Planning: Identifying Key Initiatives and Delegating Where Appropriate
Finding time that doesn’t seem to exist can be challenging; it takes a little creativity – and every trick in the book. One of the primary duties of a manager is to plan. Planning involves identifying work and separating the initiatives that need to be completed by you, from those that can be done by members of your team who possess the right capability. This means dissecting your deliverables into less complex tasks, identifying the key initiatives and proceeding to delegate these where needed. This creates that necessary space you thought wasn’t obtainable.
So now that you’ve established more space, what’s next?
After creating space, it’s time to focus on your priorities; that work that only you, with your capability, in your position, can do.

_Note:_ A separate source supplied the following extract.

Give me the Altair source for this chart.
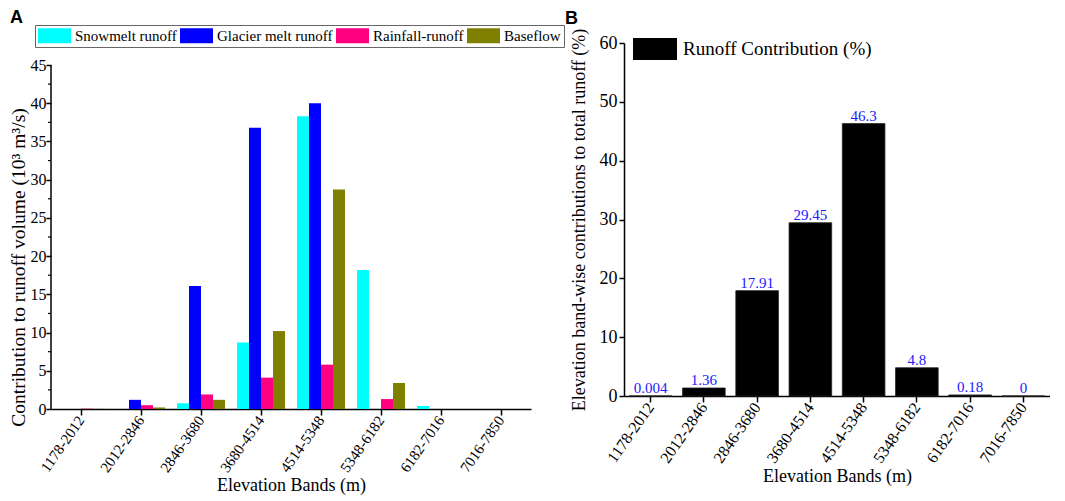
import altair as alt
import pandas as pd

bands = ["1178-2012", "2012-2846", "2846-3680", "3680-4514",
         "4514-5348", "5348-6182", "6182-7016", "7016-7850"]
series_names = ["Snowmelt runoff", "Glacier melt runoff", "Rainfall-runoff", "Baseflow"]
series_colors = ["#00FFFF", "#0000FF", "#FF0080", "#808000"]

snowmelt = [0, 0, 0.75, 8.7, 38.3, 18.2, 0.4, 0]
glacier = [0, 1.2, 16.1, 36.8, 40.0, 0, 0, 0]
rainfall = [0.05, 0.5, 1.9, 4.1, 5.8, 1.3, 0, 0]
baseflow = [0.02, 0.2, 1.2, 10.2, 28.7, 3.4, 0, 0]

contribution = [0.004, 1.36, 17.91, 29.45, 46.3, 4.8, 0.18, 0]
contribution_text = ["0.004", "1.36", "17.91", "29.45", "46.3", "4.8", "0.18", "0"]
contribution_name = "Runoff Contribution (%)"

y_ticks_a = [0, 5, 10, 15, 20, 25, 30, 35, 40, 45]
y_minor_a = [2.5, 7.5, 12.5, 17.5, 22.5, 27.5, 32.5, 37.5, 42.5]
y_ticks_b = [0, 10, 20, 30, 40, 50, 60]

rows = []
for s, vals in zip(series_names, [snowmelt, glacier, rainfall, baseflow]):
    for b, v in zip(bands, vals):
        rows.append({"band": b, "series": s, "value": v})
df_a = pd.DataFrame(rows)
df_axis_a = pd.DataFrame({"value": [y_ticks_a[0]], "hi": [y_ticks_a[-1]]})
df_minor_a = pd.DataFrame({"value": y_minor_a})
df_b = pd.DataFrame({"band": bands, "value": contribution,
                     "label": contribution_text, "series": contribution_name})

serif = "Liberation Serif"
axis_common = dict(domainColor="black", domainWidth=1.5, tickColor="black", tickWidth=1.5,
                   labelColor="black", titleColor="black", labelFont=serif, titleFont=serif,
                   titleFontWeight="normal", grid=False)

# ---------------- Panel A ----------------
y_scale_a = alt.Scale(domain=[0, 47.88], nice=False, zero=True)
y_axis_a = alt.Axis(values=y_ticks_a, title="Contribution to runoff volume (10³ m³/s)",
                    labelFontSize=16, titleFontSize=19.5, tickSize=5, labelPadding=0,
                    titlePadding=2, titleY=224, domain=False, **axis_common)
x_a = alt.X("band:N", sort=bands, scale=alt.Scale(paddingInner=0.2, paddingOuter=0.1),
            axis=alt.Axis(title="Elevation Bands (m)", labelAngle=305, labelFontSize=15,
                          titleFontSize=18, tickSize=6, labelPadding=2, titlePadding=2,
                          **axis_common))
bars_a = alt.Chart(df_a).mark_bar().encode(
    x=x_a,
    xOffset=alt.XOffset("series:N", sort=series_names,
                        scale=alt.Scale(paddingInner=0, paddingOuter=0)),
    y=alt.Y("value:Q", scale=y_scale_a, axis=y_axis_a),
    color=alt.Color("series:N", sort=series_names,
                    scale=alt.Scale(domain=series_names, range=series_colors),
                    legend=alt.Legend(orient="none", legendX=-16, legendY=-18,
                                      direction="horizontal", title=None,
                                      symbolType="M-1,-1H3.4V1H-1Z", symbolSize=225,
                                      symbolStrokeWidth=0, labelOffset=22,
                                      labelFont=serif, labelFontSize=15, labelColor="black",
                                      labelLimit=300, columnPadding=3, padding=3,
                                      strokeColor="#666666", fillColor="white")),
)
yline_a = alt.Chart(df_axis_a).mark_rule(color="black", strokeWidth=1.5).encode(
    x=alt.value(0),
    x2=alt.value(0),
    y=alt.Y("value:Q", scale=y_scale_a, axis=y_axis_a),
    y2="hi:Q",
)
yminor_a = alt.Chart(df_minor_a).mark_tick(orient="horizontal", size=3, thickness=1.2,
                                           color="black", opacity=1).encode(
    x=alt.value(-1.5),
    y=alt.Y("value:Q", scale=y_scale_a, axis=y_axis_a),
)
panel_a = alt.layer(bars_a, yline_a, yminor_a).properties(
    width=480, height=366,
    title=alt.TitleParams("A", anchor="start", font="Liberation Sans", fontSize=18,
                          fontWeight="bold", color="black", dx=2, offset=-2),
)

# ---------------- Panel B ----------------
x_b = alt.X("band:N", sort=bands, scale=alt.Scale(paddingInner=0.2, paddingOuter=0.1),
            axis=alt.Axis(title="Elevation Bands (m)", labelAngle=305, labelFontSize=16,
                          titleFontSize=18, tickSize=6, labelPadding=2, titlePadding=2,
                          **axis_common))
y_b = alt.Y("value:Q", scale=alt.Scale(domain=[0, 60], nice=False),
            axis=alt.Axis(values=y_ticks_b,
                          title="Elevation band-wise contributions to total runoff (%)",
                          labelFontSize=18, titleFontSize=18, tickSize=5, labelPadding=2,
                          titlePadding=11, **axis_common))
bars_b = alt.Chart(df_b).mark_bar(stroke="#222222", strokeWidth=0.8).encode(
    x=x_b, y=y_b,
    color=alt.Color("series:N", scale=alt.Scale(domain=[contribution_name], range=["#000000"]),
                    legend=alt.Legend(orient="none", legendX=9, legendY=-5, title=None,
                                      symbolType="M-1,-1H3V1H-1Z", symbolSize=484,
                                      symbolStrokeWidth=0, labelOffset=28,
                                      labelFont=serif, labelFontSize=19, labelColor="black",
                                      labelLimit=300, padding=0)),
)
text_b = alt.Chart(df_b).mark_text(color="#1a1aff", font=serif, fontSize=15, dy=-3,
                                   baseline="alphabetic").encode(
    x=x_b, y=y_b, text="label:N")
panel_b = alt.layer(bars_b, text_b).properties(
    width=426, height=353,
    title=alt.TitleParams("B", anchor="start", font="Liberation Sans", fontSize=18,
                          fontWeight="bold", color="black", dx=-5, offset=0),
)

chart = alt.hconcat(panel_a, panel_b, spacing=0).resolve_scale(
    color="independent", x="independent", y="independent").properties(
    padding={"left": 0, "top": 0, "right": 0, "bottom": 0}
).configure(font=serif).configure_view(stroke=None, strokeWidth=0)

chart.save("out.html", embed_options={"renderer": "svg", "actions": False})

Schedule these projects in your calendar and let people know that you will be engaged for that amount of time. Scheduling is a critical part of planning, and the key to completing your value-added work is making sure to plan ahead and make time for it.
Creating Space for Subordinate Managers
As a manager, you also need to create space for your subordinate managers to complete the work that only they can do. In many cases, they may not even realize that they too have value-added work, but it’s up to you to not only delegate this work clearly, but to also make certain they have the space available to complete these tasks. Part of your delegation process includes identifying the outcomes you expect from your team, and what they can delegate further down to their team in order to make the space available.
While it takes discipline and foresight as a manager to create space in your own workday, it’s also critical to work closely with subordinates to understand what their value-added work is, and how they too can create space to get it done.